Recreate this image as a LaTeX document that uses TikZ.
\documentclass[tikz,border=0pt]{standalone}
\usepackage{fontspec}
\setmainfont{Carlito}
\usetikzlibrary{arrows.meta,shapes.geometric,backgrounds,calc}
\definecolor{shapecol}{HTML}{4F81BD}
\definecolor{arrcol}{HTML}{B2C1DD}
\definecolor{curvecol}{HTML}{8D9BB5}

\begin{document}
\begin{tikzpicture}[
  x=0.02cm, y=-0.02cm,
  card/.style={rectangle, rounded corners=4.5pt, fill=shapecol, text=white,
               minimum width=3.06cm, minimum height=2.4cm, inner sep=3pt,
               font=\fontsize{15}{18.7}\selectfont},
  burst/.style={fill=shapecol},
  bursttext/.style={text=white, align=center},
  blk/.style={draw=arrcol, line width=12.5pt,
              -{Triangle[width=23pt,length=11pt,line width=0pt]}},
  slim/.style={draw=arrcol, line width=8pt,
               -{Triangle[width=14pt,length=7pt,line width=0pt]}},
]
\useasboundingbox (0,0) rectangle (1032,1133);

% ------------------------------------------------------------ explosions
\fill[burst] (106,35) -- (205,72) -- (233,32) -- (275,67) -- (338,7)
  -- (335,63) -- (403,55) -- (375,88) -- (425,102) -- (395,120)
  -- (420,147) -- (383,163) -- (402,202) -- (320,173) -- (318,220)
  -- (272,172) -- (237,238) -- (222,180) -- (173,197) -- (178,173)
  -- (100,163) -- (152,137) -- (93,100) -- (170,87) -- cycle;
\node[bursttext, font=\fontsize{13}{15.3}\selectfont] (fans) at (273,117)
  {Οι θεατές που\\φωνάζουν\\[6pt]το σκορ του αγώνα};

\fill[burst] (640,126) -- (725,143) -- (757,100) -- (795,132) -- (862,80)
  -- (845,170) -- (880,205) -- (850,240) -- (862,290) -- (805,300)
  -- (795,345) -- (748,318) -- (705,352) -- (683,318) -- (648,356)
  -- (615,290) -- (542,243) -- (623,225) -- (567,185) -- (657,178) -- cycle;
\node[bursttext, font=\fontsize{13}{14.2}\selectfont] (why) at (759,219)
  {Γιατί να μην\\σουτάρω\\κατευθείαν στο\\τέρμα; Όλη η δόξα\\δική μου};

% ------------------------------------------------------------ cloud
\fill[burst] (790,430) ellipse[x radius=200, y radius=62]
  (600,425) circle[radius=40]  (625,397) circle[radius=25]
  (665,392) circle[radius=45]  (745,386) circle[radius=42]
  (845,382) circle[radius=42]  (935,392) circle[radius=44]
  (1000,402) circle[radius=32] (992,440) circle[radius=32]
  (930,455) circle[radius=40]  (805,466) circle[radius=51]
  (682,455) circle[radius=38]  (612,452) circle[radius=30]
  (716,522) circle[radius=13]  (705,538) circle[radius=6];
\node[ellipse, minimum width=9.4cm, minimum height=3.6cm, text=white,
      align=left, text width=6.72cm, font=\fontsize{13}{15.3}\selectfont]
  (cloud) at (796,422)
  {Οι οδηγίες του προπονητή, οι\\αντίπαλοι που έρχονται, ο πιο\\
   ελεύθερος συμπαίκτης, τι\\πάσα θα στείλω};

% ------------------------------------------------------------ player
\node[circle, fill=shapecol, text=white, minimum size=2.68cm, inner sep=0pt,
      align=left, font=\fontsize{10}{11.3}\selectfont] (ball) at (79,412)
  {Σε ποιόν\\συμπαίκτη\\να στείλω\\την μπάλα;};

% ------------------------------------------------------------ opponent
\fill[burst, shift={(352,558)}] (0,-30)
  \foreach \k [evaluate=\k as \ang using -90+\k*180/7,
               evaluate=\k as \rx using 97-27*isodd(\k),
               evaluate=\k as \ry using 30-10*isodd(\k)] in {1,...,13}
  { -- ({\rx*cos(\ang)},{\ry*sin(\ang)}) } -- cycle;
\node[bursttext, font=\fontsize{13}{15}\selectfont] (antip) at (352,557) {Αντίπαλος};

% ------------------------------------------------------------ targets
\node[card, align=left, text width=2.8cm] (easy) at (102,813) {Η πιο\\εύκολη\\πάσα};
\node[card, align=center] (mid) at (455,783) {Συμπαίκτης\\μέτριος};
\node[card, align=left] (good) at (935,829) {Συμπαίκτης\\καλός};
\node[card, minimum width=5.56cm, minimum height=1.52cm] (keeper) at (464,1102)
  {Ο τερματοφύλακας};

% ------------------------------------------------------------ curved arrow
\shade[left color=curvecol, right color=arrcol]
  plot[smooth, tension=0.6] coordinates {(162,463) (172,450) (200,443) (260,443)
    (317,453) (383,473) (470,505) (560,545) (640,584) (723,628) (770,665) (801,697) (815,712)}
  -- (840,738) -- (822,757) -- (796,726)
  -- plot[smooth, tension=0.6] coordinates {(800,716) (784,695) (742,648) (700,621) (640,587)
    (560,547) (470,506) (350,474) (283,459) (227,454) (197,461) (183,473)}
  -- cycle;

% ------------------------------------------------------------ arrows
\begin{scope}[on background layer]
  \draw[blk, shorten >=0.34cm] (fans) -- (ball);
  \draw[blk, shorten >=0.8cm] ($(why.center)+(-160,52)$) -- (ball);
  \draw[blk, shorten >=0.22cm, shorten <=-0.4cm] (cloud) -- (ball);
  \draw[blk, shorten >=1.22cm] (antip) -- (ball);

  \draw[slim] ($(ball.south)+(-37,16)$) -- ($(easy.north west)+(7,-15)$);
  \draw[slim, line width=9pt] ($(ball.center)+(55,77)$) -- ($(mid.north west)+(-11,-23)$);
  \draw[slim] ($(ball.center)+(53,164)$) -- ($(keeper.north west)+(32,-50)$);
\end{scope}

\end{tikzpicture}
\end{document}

...

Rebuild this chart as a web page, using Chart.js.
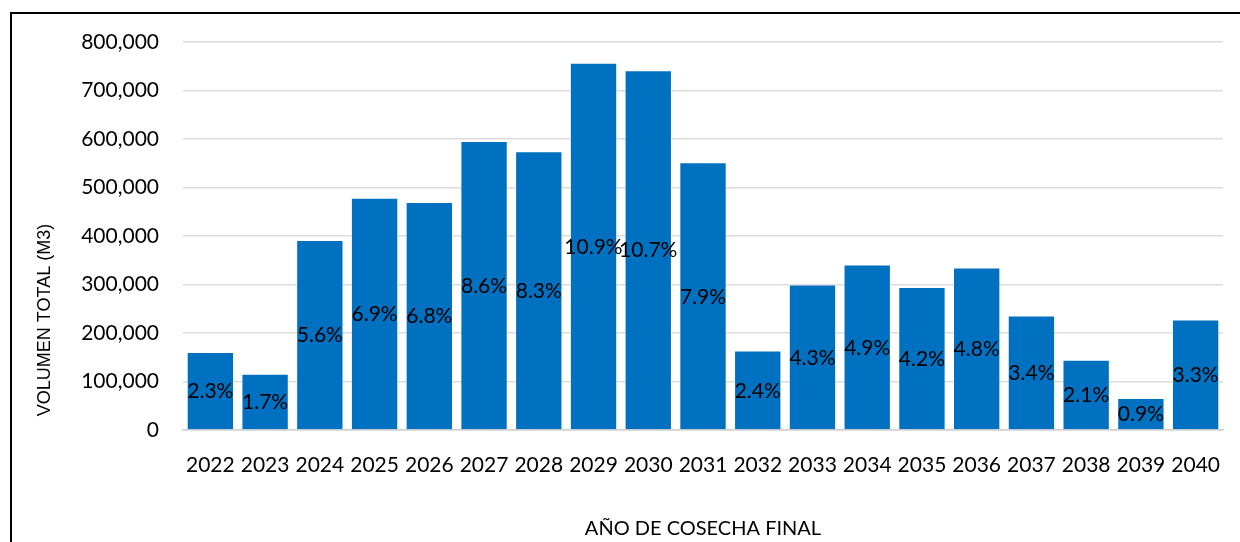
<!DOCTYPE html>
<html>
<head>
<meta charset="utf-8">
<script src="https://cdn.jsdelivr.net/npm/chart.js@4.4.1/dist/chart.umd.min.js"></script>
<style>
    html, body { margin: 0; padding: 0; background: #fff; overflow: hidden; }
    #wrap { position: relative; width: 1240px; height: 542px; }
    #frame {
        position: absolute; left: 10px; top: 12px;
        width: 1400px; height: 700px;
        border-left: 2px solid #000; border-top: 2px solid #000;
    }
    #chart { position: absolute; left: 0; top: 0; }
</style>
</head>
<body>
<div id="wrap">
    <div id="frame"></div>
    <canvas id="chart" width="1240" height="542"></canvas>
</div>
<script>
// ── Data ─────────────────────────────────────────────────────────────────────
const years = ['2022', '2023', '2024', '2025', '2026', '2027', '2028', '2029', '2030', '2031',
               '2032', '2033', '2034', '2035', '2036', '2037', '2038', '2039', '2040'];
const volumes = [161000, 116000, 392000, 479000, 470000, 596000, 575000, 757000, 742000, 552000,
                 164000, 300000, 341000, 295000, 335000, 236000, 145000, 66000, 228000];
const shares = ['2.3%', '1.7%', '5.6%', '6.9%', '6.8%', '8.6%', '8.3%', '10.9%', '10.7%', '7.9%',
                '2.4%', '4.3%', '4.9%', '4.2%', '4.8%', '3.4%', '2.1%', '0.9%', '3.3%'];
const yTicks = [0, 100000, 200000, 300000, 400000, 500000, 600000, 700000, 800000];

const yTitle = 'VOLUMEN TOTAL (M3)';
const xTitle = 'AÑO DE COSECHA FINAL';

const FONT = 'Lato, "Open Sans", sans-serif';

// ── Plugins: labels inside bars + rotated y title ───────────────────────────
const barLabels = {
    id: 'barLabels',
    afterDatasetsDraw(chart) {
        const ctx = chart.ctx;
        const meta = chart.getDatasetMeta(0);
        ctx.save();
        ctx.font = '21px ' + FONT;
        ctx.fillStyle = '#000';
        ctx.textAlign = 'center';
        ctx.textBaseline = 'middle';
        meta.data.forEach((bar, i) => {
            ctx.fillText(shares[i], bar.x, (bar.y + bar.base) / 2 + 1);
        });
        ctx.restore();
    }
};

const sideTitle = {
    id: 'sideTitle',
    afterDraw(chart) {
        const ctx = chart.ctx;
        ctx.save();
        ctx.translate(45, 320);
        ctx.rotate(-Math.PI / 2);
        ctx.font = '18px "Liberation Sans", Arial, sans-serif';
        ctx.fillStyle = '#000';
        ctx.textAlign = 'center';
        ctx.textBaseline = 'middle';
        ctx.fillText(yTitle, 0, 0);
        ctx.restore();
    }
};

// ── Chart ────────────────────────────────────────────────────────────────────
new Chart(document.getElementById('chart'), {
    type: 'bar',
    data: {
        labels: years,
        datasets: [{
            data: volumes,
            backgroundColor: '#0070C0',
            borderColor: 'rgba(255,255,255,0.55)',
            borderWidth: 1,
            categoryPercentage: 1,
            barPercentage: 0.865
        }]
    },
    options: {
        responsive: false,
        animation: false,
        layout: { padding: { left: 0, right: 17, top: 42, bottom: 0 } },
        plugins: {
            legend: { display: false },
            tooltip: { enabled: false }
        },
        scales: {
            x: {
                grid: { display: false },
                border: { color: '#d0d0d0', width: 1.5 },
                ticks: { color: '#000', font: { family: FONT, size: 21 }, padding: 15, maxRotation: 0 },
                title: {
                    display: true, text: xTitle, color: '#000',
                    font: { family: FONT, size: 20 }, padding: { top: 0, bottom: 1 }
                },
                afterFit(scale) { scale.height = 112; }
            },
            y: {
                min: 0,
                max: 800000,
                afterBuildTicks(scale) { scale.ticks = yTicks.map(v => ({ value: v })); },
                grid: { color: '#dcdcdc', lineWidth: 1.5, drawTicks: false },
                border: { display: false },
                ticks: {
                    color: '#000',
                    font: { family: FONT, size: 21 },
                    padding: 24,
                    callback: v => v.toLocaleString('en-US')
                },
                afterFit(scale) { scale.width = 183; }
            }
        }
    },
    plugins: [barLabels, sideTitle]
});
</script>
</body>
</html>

--

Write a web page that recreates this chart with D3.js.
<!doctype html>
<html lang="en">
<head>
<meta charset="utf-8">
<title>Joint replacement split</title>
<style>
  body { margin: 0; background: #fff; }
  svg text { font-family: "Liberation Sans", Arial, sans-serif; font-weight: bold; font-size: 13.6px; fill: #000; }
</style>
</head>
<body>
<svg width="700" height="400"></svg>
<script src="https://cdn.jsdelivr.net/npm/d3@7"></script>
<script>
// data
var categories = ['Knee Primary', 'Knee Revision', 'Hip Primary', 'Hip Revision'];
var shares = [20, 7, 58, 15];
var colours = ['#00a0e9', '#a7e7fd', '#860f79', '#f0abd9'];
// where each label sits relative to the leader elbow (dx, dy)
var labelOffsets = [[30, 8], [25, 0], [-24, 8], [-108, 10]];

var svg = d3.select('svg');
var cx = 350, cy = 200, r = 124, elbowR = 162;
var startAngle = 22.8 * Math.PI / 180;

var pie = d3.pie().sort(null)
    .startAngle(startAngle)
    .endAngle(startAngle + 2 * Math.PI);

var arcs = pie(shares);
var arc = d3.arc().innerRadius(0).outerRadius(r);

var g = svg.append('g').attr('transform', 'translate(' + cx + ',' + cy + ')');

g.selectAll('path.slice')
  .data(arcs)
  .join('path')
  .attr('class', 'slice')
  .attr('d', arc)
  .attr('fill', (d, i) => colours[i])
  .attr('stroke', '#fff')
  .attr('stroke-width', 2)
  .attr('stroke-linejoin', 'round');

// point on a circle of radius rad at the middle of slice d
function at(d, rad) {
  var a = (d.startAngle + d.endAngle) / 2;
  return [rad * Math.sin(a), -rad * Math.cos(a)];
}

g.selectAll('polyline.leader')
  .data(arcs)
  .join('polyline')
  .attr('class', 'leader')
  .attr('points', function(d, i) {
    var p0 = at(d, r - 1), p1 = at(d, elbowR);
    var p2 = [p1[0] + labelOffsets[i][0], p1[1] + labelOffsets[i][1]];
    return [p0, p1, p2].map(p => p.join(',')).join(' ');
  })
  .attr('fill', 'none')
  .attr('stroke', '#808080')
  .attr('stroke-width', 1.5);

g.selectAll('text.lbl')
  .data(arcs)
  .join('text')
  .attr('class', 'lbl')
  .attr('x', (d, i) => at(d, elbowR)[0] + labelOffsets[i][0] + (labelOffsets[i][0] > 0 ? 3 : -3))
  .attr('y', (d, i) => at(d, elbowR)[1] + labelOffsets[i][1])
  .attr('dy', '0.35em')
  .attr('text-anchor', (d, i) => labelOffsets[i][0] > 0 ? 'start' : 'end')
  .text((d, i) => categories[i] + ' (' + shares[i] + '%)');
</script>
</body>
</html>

> **THE TASK**:
Pull every line containing "that" from the data.

> **EXPECTED ANSWER**:
Recreate this image as a LaTeX document that uses TikZ.
Write a web page that recreates this chart with D3.js.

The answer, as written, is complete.